Have you ever seen the movie Rashomon? It is the story of a rape or seduction, murder or honorable duel, depending on from whom you hear the story. The film is told from four different points of view: a deceased Samurai – via a medium, his wife, the bandit who either seduced or raped her, and a woodcutter who viewed the entire event from afar but has no vested interest in any of the other three parties.
Detroit could have been told in this fashion. By director Katherine Bigelow’s own end credits admission there is no conclusive evidence indicating what really happened at the Algiers Hotel the night 3 men were found dead after police stormed the hotel in search of a sniper. She could have chosen a Rashomon approach. Instead she chose to film yet another hit piece against men whose job it is to risk their lives in protection of others, including hers.
In The Hurt Locker she filmed a movie whose plot relied on so many inaccuracies of military procedure, assignments and combat protocol as to be deemed openly disrespectful by military representatives.
In Detroit Bigelow proceeds from a similar unfortunate approach. Choosing a documentary style of film making that implies confidence of accuracy where there is none is deceptive and disgraceful. In addition, Ms Bigelow falls back on vulgar and ugly stereotypes of black men who spend their time drinking and whoring during a riot playing out only blocks away, who are dumb enough to shoot a starter pistol at National Guardsmen, and are overall sniveling and cowardly. And all the authority figures, from city and state police to military, regardless of race, are either borderline psychotic sadists or collaborators to abuses.
Bigelow signals contempt of her subject matter, the people involved and her audience by beginning the movie literally with a poorly drawn cartoon history of the socio-political and historic events which led up to the Detroit riots of 1967 as though she did not believe the movie goers would understand a more sophisticated approach. Names were changed, alleged actions by different people were attributed to a single person, and events were fabricated. When things are "fabricated" in something presented to us as a documentary, there is a word for that. LIE. Ms. Bigelow LIED to put forth an agenda which can do nothing other than promote racial tensions. To me THAT is bigotry. And not a half-century old bigotry but bigotry TODAY against people of both races.

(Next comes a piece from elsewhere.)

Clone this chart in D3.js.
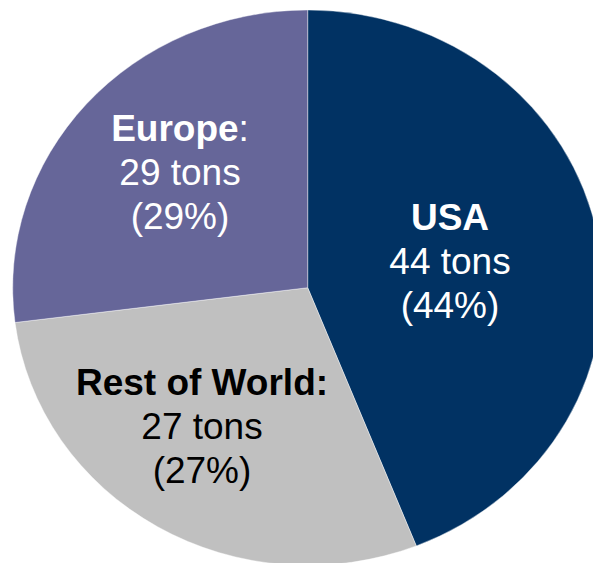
<!DOCTYPE html>
<html>
<head>
<meta charset="utf-8">
<script src="https://cdn.jsdelivr.net/npm/d3@7"></script>
<style>
  html, body { margin: 0; padding: 0; background: #fff; }
  svg { display: block; font-family: "Liberation Sans", Arial, sans-serif; }
</style>
</head>
<body>
<div id="chart"></div>
<script>
// slices in drawing order, clockwise from 12 o'clock
var categories = ["USA", "Rest of World", "Europe"];
// shares as the wedges are drawn in the picture
var sliceShares = [44, 29, 27];
// figures printed in the labels
var labelTons = [44, 27, 29];
var labelPct = [44, 27, 29];
var nameSuffix = ["", ":", ":"];
var suffixBold = [false, true, false];

var colors = ["#013263", "#c0c0c0", "#666699"];
var textColors = ["#ffffff", "#000000", "#ffffff"];

var width = 593, height = 563;
var cx = 307.7, cy = 287.7, rx = 295, ry = 277.7;

// label anchors (x centre, first baseline) per slice
var labelPos = [[450, 230], [202, 395], [180, 141]];
var lineGap = 44;

var svg = d3.select("#chart").append("svg")
    .attr("width", width)
    .attr("height", height);

var pie = d3.pie().sort(null).value(function (d) { return d; });
var arc = d3.arc().innerRadius(0).outerRadius(ry);

var arcs = pie(sliceShares);

var g = svg.append("g")
    .attr("transform", "translate(" + cx + "," + cy + ") scale(" + (rx / ry) + ",1)");

g.selectAll("path")
    .data(arcs)
    .enter().append("path")
    .attr("d", arc)
    .attr("fill", function (d, i) { return colors[i]; })
    .attr("stroke", "#ffffff")
    .attr("stroke-opacity", 0.5)
    .attr("stroke-width", 0.8)
    .attr("vector-effect", "non-scaling-stroke");

var labels = svg.selectAll(".label")
    .data(categories)
    .enter().append("text")
    .attr("class", "label")
    .attr("text-anchor", "middle")
    .attr("font-size", "37px")
    .attr("fill", function (d, i) { return textColors[i]; });

labels.each(function (d, i) {
    var t = d3.select(this);
    var x = labelPos[i][0], y = labelPos[i][1];
    var l1 = t.append("tspan").attr("x", x).attr("y", y);
    l1.append("tspan").attr("font-weight", "bold").text(d);
    if (nameSuffix[i]) {
        l1.append("tspan")
            .attr("font-weight", suffixBold[i] ? "bold" : "normal")
            .text(nameSuffix[i]);
    }
    t.append("tspan").attr("x", x).attr("y", y + lineGap)
        .text(labelTons[i] + " tons");
    t.append("tspan").attr("x", x).attr("y", y + 2 * lineGap)
        .text("(" + labelPct[i] + "%)");
});
</script>
</body>
</html>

And her take on the events are full of ludicrous plotholes. One telling example: Her contention in the film is that someone shot a starter pistol out of the Algiers Hotel at Guardsmen in the middle of the night at the height of the tensions during the riot. Logic dictates that either someone shot a starter pistol, in an act of criminal stupidity, out of the Algiers Hotel window or there was a sniper at the hotel. If, in fact, it was only a foolish stunt with a blank shooting pistol, why, when lined up against a wall by police and military, did the hotel partiers not say this when asked where the weapon "of any kind" was? The man, according to Ms. Bigelow, who shot a harmless starter pistol, was lying dead on the floor in the next room having charged the incoming officers (another unbelievable move by a character in the story) so there was zero point in not telling the interrogating police this. It stretches credibility beyond breaking that no one would have told the officers, espcially after a prolonged series of interrogations, but would instead subject themselves to beatings and torture. This point alone, upon which the rest of the entire movie depends, puts all of Bigelow’s conjectures into serious doubt.
The rest of the movie continues with assumption on assumptions that can not be verified but which are put forth as Gospel truths.
Tellingly, the first one-half hour or so of the movie, which portrays events which are well documented – how the riots began, who were involved, the premature termination of a singing contest – was fairly even handedly presented. But this is only a set up to create the illusion of credibility for the rest of the story where there is none. When she places her characters in an unverifiable situation her biases become conspicuous.
Further, her creation of this questionable narrative based on a 50 year old event comes on the heels of current events where police have been targets for assassination in REAL life.